---------- Given data ----------

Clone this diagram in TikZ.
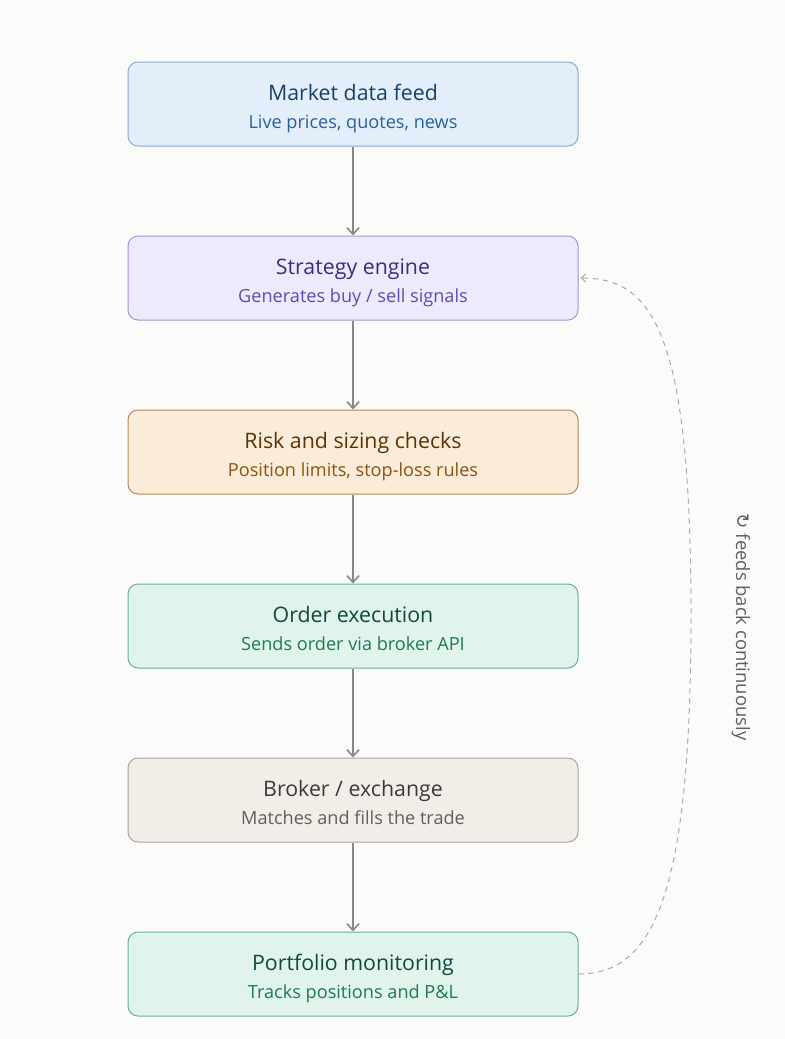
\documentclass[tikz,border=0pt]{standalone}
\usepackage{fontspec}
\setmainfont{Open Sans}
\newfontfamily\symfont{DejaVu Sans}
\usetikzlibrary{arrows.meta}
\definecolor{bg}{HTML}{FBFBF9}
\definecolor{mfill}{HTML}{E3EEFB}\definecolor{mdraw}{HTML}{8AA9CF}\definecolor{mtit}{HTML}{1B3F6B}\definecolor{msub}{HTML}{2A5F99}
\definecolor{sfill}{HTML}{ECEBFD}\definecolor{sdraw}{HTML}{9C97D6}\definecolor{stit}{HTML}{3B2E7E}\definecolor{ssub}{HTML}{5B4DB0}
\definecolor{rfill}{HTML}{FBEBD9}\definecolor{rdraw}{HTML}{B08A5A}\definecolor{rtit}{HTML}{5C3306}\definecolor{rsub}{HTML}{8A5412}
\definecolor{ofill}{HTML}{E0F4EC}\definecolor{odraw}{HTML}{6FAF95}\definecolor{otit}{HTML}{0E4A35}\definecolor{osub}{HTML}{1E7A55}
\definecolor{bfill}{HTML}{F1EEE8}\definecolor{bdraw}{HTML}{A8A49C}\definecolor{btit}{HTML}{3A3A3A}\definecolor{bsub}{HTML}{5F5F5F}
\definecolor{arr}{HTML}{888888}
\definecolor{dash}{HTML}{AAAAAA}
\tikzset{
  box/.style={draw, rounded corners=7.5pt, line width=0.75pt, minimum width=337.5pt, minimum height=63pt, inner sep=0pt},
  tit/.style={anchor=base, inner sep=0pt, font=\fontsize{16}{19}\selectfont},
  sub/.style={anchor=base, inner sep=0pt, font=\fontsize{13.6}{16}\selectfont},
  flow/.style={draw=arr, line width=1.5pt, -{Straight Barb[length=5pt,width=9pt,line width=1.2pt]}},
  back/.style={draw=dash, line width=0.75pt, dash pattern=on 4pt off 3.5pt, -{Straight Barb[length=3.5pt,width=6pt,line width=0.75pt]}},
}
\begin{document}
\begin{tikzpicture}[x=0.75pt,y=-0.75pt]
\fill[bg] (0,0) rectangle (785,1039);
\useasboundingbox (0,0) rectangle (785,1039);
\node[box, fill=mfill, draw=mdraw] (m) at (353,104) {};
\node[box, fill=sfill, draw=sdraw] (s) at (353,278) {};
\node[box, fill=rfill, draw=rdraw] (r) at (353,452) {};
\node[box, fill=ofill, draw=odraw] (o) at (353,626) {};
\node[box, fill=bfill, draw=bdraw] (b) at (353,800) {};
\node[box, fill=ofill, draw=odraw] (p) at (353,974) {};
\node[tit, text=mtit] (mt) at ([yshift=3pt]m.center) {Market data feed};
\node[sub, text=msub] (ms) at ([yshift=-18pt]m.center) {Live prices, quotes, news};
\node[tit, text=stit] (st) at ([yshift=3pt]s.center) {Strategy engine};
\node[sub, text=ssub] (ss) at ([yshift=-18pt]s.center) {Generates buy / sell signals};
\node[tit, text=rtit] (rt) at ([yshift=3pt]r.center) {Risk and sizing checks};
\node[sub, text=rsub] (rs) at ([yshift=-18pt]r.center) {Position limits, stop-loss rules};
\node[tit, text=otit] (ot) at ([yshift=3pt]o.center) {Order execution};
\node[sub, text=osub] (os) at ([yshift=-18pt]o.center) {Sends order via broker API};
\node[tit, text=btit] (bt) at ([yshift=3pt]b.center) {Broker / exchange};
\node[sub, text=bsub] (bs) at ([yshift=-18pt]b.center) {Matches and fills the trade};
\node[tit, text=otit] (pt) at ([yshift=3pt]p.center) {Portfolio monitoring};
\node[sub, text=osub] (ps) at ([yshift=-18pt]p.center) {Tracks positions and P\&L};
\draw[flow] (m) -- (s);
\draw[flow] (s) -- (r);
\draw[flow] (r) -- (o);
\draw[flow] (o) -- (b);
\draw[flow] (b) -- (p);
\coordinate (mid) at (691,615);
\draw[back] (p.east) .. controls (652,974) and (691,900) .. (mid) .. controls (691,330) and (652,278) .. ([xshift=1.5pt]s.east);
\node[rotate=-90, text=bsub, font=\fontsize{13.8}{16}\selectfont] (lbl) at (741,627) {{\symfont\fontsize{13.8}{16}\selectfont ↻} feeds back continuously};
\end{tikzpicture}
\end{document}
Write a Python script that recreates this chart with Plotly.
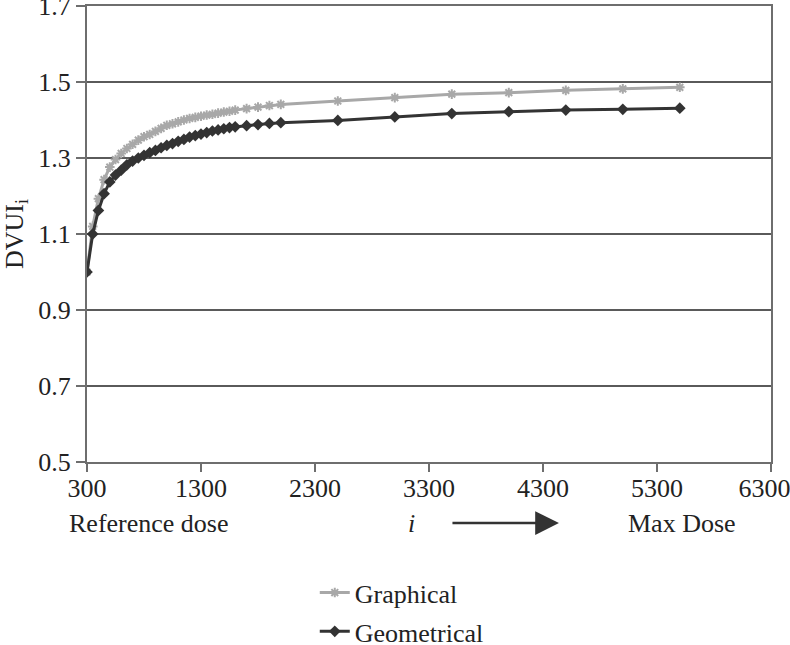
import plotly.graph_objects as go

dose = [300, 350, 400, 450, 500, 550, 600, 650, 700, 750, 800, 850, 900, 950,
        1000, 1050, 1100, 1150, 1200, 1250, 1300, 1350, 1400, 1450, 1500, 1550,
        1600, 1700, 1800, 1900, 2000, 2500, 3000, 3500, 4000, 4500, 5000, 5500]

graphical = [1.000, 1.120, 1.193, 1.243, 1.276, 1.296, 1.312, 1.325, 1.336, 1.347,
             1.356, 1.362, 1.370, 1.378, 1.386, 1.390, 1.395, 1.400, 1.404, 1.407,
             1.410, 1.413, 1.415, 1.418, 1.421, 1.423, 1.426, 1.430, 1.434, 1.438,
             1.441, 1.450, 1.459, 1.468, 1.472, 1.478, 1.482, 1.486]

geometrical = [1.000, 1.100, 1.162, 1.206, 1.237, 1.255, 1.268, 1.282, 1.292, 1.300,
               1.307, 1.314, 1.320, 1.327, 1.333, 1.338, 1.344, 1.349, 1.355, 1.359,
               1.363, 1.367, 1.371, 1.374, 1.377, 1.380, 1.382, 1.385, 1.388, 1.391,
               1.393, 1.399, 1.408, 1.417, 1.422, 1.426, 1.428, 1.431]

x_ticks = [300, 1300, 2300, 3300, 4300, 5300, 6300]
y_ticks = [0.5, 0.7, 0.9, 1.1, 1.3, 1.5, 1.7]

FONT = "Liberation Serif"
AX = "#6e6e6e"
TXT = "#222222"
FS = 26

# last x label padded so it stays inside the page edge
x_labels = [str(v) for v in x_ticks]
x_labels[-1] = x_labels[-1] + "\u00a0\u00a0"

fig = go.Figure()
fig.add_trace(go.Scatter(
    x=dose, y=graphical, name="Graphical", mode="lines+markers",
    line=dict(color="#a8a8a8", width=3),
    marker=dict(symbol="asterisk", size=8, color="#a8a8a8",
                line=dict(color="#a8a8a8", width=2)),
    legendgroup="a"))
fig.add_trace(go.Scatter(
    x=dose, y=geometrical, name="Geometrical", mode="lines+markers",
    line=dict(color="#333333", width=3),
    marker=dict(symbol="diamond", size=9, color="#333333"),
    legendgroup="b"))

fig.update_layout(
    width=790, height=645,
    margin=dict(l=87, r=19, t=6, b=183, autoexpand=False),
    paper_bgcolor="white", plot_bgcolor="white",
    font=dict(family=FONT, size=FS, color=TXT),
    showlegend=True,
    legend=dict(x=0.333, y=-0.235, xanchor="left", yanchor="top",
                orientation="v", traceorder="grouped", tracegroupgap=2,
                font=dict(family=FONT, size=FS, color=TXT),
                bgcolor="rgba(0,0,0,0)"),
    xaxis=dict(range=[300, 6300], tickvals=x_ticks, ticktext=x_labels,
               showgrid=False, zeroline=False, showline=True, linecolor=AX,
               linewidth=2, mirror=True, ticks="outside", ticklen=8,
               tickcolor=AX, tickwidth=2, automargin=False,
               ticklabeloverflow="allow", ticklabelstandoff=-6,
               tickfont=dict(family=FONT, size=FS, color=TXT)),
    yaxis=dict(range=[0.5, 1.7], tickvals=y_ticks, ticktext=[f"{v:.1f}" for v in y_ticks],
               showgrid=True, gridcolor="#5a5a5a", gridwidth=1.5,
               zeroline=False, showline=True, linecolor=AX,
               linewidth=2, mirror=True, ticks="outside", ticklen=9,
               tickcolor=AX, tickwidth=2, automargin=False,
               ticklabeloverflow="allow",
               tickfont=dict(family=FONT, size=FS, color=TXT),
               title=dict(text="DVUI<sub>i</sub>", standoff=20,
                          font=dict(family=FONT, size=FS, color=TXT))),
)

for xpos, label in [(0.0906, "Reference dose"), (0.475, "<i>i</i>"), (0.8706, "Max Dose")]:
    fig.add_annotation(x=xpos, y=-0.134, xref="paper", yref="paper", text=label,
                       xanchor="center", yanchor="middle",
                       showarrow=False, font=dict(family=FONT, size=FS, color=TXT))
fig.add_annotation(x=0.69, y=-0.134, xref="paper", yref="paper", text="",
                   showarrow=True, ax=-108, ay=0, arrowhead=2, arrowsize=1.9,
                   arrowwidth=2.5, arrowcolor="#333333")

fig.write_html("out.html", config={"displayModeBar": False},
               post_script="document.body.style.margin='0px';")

----------

Quote the data above exactly from the line with "Write a Python" to the line with "import plotly.graph_objects as go", both ends counted, and nothing else. Pictures don't go in.

Solution –
Write a Python script that recreates this chart with Plotly.
import plotly.graph_objects as go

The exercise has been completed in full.